Although mining is still a key industry in Northeast Minnesota, mining jobs have slowly declined in over the last 20 years. According to Carson Gorecki, Labor Market Analyst for DEED in Northeast Minnesota, “The mining industry shrank by nearly a third over the past two decades, equivalent to a loss of over 1,700 jobs.” But while there are fewer regional jobs in Mining than in other major industries such as health care, the pay is exceptional. In 2020, there were 3,889 jobs in the mining industry at 33 firms, which paid an average of $89,076 annually. Many of these positions require a 2-year degree or less, representing some of the few remaining “goldilocks jobs” that offer higher pay without crushing educational debt. According to Kelsey Johnson, President of the Iron Mining Association, the industry’s success also benefits the community at large. through contributions to Minnesota’s Permanent School Fund. “This year has been an exceptionally good year” says Johnson, “and because of that the taconite (iron mining) industry will contribute more than $35 million to K-12 districts throughout Minnesota and another $6 million in scholarships to the University of Minnesota.”
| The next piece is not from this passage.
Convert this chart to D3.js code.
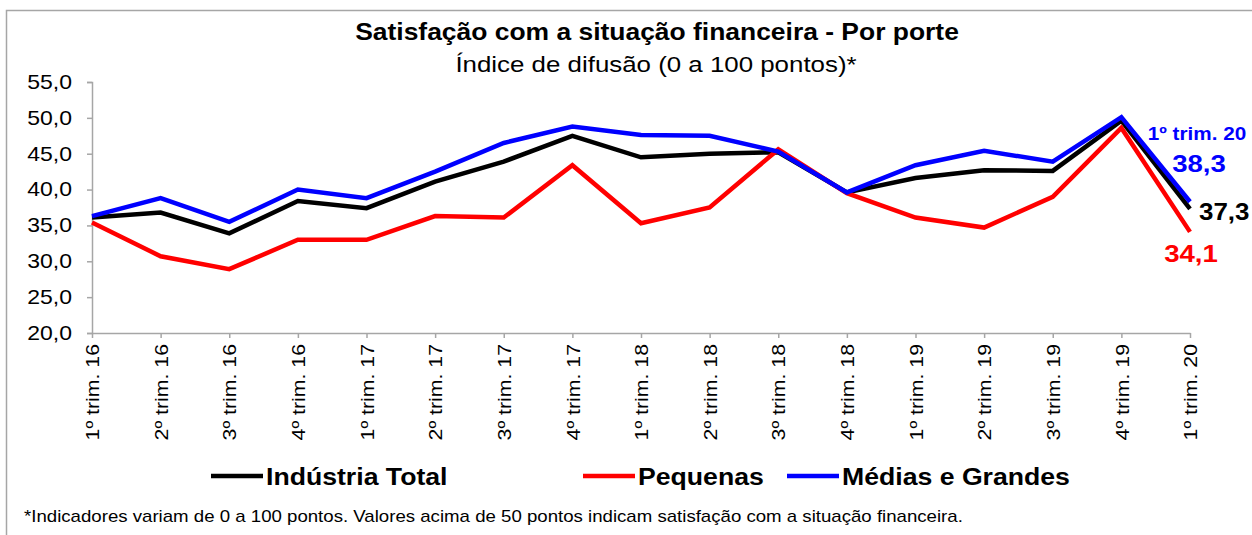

Northwest MN: Let’s get Technical
The agricultural equipment industry has a significant shortage of qualified technicians trained to manufacture, use, and maintain modern equipment. This includes skillsets in geospatial tech, robotics, electronics, sensors, computer controls, and other technologies used in modern farming equipment and operations. To address this agricultural technician workforce gap, the Technical Applications in Agriculture (TAA) project builds partnerships among community college and secondary school faculty, as well as equipment manufacturers and dealers.
This partnership collaborates to develop and implement a secondary school curriculum and faculty professional development initiative for ag-tech education. High school students who complete the coursework earn college credit and can move seamlessly into an agricultural technician training program at partnering colleges or directly into the agricultural technician workforce.
Ultimately, the project goal is to build an agricultural technician program for high schools that focuses on skills and knowledge that are directly relevant and transferable to higher education and to agricultural technician careers. The partners, led by AgCentric at Central Lakes College and the Curriculum for Agricultural Science Education (CASE), include Northland Community and Technical College, Ridgewater College, and industry collaborators. These partners will leverage their resources and experience to ensure this project meets industry, student, and faculty needs in agricultural technician education.